Der Gedanke, stundenlang sinnlos durch die Gegend gefahren zu werden, hat etwas Verlockendes. Und kommen Sie jetzt nicht mit ökologischen Bedenken – es ist nur ein Gedankenspiel. Wenn also die Fahrt selbst und nicht das Ankommen das Ziel ist, dann ist man ja bereits da, während man noch unterwegs ist. Klingt das nicht abgefahren?

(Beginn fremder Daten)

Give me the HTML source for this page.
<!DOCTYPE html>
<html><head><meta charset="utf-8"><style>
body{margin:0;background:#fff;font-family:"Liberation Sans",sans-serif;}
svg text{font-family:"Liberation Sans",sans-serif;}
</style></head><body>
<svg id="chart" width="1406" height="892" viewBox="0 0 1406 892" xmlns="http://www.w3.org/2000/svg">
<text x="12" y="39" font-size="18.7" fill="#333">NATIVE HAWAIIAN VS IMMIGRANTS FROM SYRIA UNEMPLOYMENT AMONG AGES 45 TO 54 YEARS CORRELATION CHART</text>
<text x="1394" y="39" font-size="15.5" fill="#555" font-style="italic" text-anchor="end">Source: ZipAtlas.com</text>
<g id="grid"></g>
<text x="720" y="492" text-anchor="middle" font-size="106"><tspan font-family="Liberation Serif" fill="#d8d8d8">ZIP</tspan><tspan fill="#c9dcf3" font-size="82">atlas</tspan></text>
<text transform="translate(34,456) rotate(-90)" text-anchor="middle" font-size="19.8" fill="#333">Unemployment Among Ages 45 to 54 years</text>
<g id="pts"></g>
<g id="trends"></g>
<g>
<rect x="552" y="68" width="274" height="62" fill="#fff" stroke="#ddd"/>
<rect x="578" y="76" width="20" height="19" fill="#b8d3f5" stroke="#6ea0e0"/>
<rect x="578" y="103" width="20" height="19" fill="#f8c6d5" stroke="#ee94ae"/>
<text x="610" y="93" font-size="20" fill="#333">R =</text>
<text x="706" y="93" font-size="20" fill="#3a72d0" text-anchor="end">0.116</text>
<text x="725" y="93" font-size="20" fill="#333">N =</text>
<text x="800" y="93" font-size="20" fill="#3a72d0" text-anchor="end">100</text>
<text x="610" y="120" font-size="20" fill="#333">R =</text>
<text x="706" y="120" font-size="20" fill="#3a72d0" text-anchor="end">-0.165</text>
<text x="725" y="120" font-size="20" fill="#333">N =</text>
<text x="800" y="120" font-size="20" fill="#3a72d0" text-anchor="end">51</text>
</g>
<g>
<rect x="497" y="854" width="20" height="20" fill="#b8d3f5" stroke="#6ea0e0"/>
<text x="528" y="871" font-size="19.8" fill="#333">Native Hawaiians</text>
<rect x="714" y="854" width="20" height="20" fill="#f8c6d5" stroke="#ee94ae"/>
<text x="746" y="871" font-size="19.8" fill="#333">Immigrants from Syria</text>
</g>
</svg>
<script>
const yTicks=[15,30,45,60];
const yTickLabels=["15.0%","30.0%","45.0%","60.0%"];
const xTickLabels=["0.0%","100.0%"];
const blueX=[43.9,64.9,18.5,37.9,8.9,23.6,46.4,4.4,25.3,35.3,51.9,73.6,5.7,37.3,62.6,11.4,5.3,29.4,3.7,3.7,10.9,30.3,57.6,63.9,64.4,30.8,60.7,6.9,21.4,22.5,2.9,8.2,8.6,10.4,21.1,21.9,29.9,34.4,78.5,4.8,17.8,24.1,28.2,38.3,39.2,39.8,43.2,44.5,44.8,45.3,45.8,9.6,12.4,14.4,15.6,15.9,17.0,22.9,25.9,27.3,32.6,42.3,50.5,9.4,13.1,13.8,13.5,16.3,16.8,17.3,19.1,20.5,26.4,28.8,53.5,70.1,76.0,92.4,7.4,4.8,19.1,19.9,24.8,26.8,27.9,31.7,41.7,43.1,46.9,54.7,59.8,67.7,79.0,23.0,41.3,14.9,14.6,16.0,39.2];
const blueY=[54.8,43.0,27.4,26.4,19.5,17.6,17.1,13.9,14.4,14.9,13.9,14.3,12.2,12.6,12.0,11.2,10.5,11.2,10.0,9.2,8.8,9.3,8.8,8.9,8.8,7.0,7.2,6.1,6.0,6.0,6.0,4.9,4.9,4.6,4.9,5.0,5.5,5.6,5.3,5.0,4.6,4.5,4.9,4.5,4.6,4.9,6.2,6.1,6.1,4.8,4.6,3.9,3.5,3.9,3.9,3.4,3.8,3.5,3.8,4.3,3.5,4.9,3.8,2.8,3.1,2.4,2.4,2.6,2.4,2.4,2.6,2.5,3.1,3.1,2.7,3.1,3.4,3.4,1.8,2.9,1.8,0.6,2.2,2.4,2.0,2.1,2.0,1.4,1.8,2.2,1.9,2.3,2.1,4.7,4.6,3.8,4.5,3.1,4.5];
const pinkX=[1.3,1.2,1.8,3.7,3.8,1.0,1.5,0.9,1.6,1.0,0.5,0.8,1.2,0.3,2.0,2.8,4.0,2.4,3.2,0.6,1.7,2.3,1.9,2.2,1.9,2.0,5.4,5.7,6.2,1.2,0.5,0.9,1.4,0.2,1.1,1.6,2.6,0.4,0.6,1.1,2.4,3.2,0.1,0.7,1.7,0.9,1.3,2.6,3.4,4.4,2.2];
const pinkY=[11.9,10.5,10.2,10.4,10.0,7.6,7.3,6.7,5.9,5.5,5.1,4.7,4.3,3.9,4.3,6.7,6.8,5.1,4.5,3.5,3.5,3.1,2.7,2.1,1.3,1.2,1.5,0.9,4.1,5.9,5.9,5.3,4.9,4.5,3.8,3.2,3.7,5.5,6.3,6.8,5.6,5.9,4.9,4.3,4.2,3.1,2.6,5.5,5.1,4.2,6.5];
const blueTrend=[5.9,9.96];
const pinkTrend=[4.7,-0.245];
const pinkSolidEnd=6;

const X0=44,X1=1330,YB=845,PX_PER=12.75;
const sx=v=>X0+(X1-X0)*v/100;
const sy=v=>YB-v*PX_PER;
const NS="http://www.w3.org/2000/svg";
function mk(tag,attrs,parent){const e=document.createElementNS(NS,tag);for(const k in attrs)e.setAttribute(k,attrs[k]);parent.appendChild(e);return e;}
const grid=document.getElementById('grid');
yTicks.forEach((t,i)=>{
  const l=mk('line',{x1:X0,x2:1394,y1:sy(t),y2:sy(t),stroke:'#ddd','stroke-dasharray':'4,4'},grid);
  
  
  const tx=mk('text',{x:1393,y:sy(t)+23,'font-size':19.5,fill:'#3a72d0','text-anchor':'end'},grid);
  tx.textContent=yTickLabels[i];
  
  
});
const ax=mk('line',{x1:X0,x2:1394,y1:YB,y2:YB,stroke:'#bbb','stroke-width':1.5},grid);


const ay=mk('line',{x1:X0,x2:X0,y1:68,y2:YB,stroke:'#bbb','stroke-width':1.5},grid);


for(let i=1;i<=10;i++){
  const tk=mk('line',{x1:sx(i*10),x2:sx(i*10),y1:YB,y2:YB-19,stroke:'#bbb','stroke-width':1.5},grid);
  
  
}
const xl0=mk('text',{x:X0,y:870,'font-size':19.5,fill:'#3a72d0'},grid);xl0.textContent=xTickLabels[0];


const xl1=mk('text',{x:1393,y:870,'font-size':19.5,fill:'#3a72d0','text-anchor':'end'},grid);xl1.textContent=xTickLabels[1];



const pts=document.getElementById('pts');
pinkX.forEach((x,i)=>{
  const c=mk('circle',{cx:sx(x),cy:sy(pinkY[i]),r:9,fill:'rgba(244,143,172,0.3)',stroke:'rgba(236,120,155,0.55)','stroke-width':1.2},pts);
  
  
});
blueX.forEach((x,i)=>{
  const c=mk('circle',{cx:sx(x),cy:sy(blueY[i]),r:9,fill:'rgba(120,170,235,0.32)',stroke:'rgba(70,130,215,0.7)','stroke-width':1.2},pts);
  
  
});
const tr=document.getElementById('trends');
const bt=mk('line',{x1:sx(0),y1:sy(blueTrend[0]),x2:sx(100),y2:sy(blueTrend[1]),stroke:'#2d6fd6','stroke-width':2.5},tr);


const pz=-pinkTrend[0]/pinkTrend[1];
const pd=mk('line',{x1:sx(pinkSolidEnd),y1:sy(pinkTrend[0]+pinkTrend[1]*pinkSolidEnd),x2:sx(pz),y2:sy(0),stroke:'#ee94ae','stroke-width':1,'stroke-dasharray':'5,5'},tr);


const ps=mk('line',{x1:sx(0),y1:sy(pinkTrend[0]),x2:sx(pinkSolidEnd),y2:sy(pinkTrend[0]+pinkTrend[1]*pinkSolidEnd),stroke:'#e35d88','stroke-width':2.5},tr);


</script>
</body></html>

Apropos abgefahren. Haben Sie schon mal von ASMR gehört? Dabei handelt es sich um eine Methode, bei der banale Geräusche zur Entspannung eingesetzt werden. Man setzt sich Kopfhörer auf und hört dann zum Beispiel Schmatz- oder Bürstengeräusche. Auch Flüster-, Klopf- oder Wassergeräusche werden eingesetzt. Bereits nach einigen Minuten soll die Entspannung einsetzen. Wenn man Pech hat, bewirkt das Geräusch allerdings das Gegenteil. Plätschersounds animieren dann womöglich zum Toilettengang, Schmatzen macht aggressiv.
Zum Glück gibt es im Netz noch die guten alten Straßenbahn- und Zugvideos. Allein das rhythmische Rattergeräusch ... Zzzzzzzzz.